Performing the same mouse-heavy task on both operating systems for any sustained length of time led to a consistent 20-40% difference in the amount of time required to complete it. And this was after a couple of practice rounds to adjust to the different acceleration curves.
An even better test, I later discovered, is the classic.mouseaccuracy.com web-based test. With a good mouse, (or even a trackpad) a score of 17 is doable in Windows. Good luck hitting that in OSX though. You can even try it yourself... unless you're too scared to know the objective truth.
This is a thread topical to the Apple announcement in 2005 to transition to Intel CPUs. Your grievances over pointer acceleration are topical here how exactly?

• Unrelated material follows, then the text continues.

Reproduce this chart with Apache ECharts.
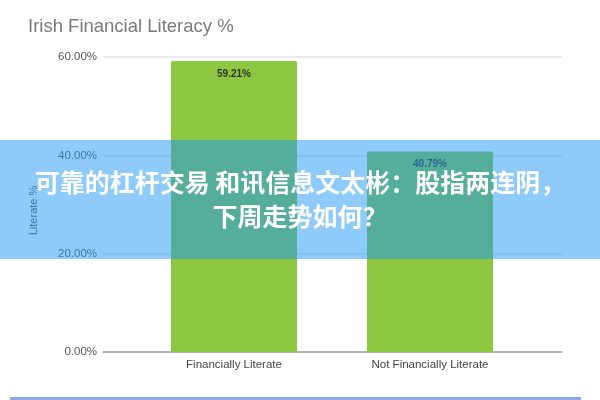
<!DOCTYPE html>
<html>
<head>
<meta charset="utf-8">
<script src="https://cdn.jsdelivr.net/npm/echarts@6/dist/echarts.min.js"></script>
<style>
html,body{margin:0;padding:0;background:#fff;}
#c{width:600px;height:400px;}
</style>
</head>
<body>
<div id="c"></div>
<script>
const titleText = 'Irish Financial Literacy %';
const categories = ['Financially Literate', 'Not Financially Literate'];
const values = [59.21, 40.79];
const yMin = 0, yMax = 60, yStep = 20;
const yAxisName = 'Literate %';
const bannerLines = ['可靠的杠杆交易 和讯信息文太彬：股指两连阴，', '下周走势如何？'];

const chart = echarts.init(document.getElementById('c'));
const pctFmt = v => v.toFixed(2) + '%';
const ff = 'Liberation Sans, Arial, sans-serif';
chart.setOption({
  animation: false,
  backgroundColor: '#ffffff',
  title: {
    text: titleText, left: 23, top: 12,
    textStyle: {color: '#7a7a7a', fontSize: 18.5, fontWeight: 'normal', fontFamily: ff}
  },
  grid: [
    {left: 136, right: 72, top: 57, bottom: 48},
    {left: 103, right: 38, top: 57, bottom: 48}
  ],
  xAxis: [
    {
      gridIndex: 0, type: 'category', data: categories,
      axisLine: {show: false}, axisTick: {show: false},
      axisLabel: {color: '#444', fontSize: 11.5, margin: 7, fontFamily: ff}
    },
    {
      gridIndex: 1, type: 'category', data: categories,
      axisLine: {show: true, lineStyle: {color: '#a6a6a6', width: 1.5}},
      axisTick: {show: false}, axisLabel: {show: false}
    }
  ],
  yAxis: [
    {
      gridIndex: 0, type: 'value', min: yMin, max: yMax, interval: yStep,
      show: false, splitLine: {show: false}
    },
    {
      gridIndex: 1, type: 'value', min: yMin, max: yMax, interval: yStep,
      name: yAxisName, nameLocation: 'middle', nameGap: 64, nameRotate: 90,
      nameTextStyle: {color: '#555', fontSize: 11, fontFamily: ff, padding: [0, 12, 0, 0]},
      axisLine: {show: false}, axisTick: {show: false},
      axisLabel: {formatter: pctFmt, color: '#555', fontSize: 11.5, margin: 6, fontFamily: ff},
      splitLine: {lineStyle: {color: '#e3e3e3', width: 1.5}}
    }
  ],
  series: [{
    type: 'bar', xAxisIndex: 0, yAxisIndex: 0,
    data: values, barWidth: 126,
    itemStyle: {color: '#8dc63f', borderRadius: [2, 2, 0, 0]},
    label: {
      show: true, position: 'insideTop', distance: 8,
      formatter: p => pctFmt(p.value),
      color: '#333', fontSize: 10, fontWeight: 'bold', fontFamily: ff
    }
  }],
  graphic: [
    {
      type: 'rect', z: 100, left: 0, top: 140,
      shape: {width: 600, height: 119},
      style: {fill: 'rgba(30,150,245,0.5)'}
    },
    {
      type: 'text', z: 101, left: 'center', top: 170,
      style: {text: bannerLines[0], fill: '#fff', font: 'bold 25px "Noto Sans CJK SC", sans-serif'}
    },
    {
      type: 'text', z: 101, left: 'center', top: 204,
      style: {text: bannerLines[1], fill: '#fff', font: 'bold 25px "Noto Sans CJK SC", sans-serif'}
    },
    {
      type: 'rect', z: 100, left: 10, top: 397,
      shape: {width: 571, height: 3},
      style: {fill: '#8fa8e6'}
    }
  ]
});
</script>
</body>
</html>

I believe it started on page 2, arising out of a discussion of computer productivity.
Are you arguing that there is a paradigm around pointer acceleration which should be quashed forthwith from pointer-based UIs? I can’t really come to another conclusion here, based on your persistent thesis.
Sigh. No. I never said that. Nobody did. Good acceleration is essential. Bad acceleration is counterproductive. No acceleration is even worse. I don't know how it is possible to be more clear.
This sounds like something particular to you that you've decided affects everyone. I'm reminded about the old saying that a poor craftsman blames the tools.
Does a poor craftsman blame a manual screwdriver for being slower than a power driver? No. In the same way, this is simply an example of a less efficient tool. Yes, it does work, and a good job can still be done with it. That job just takes longer to do.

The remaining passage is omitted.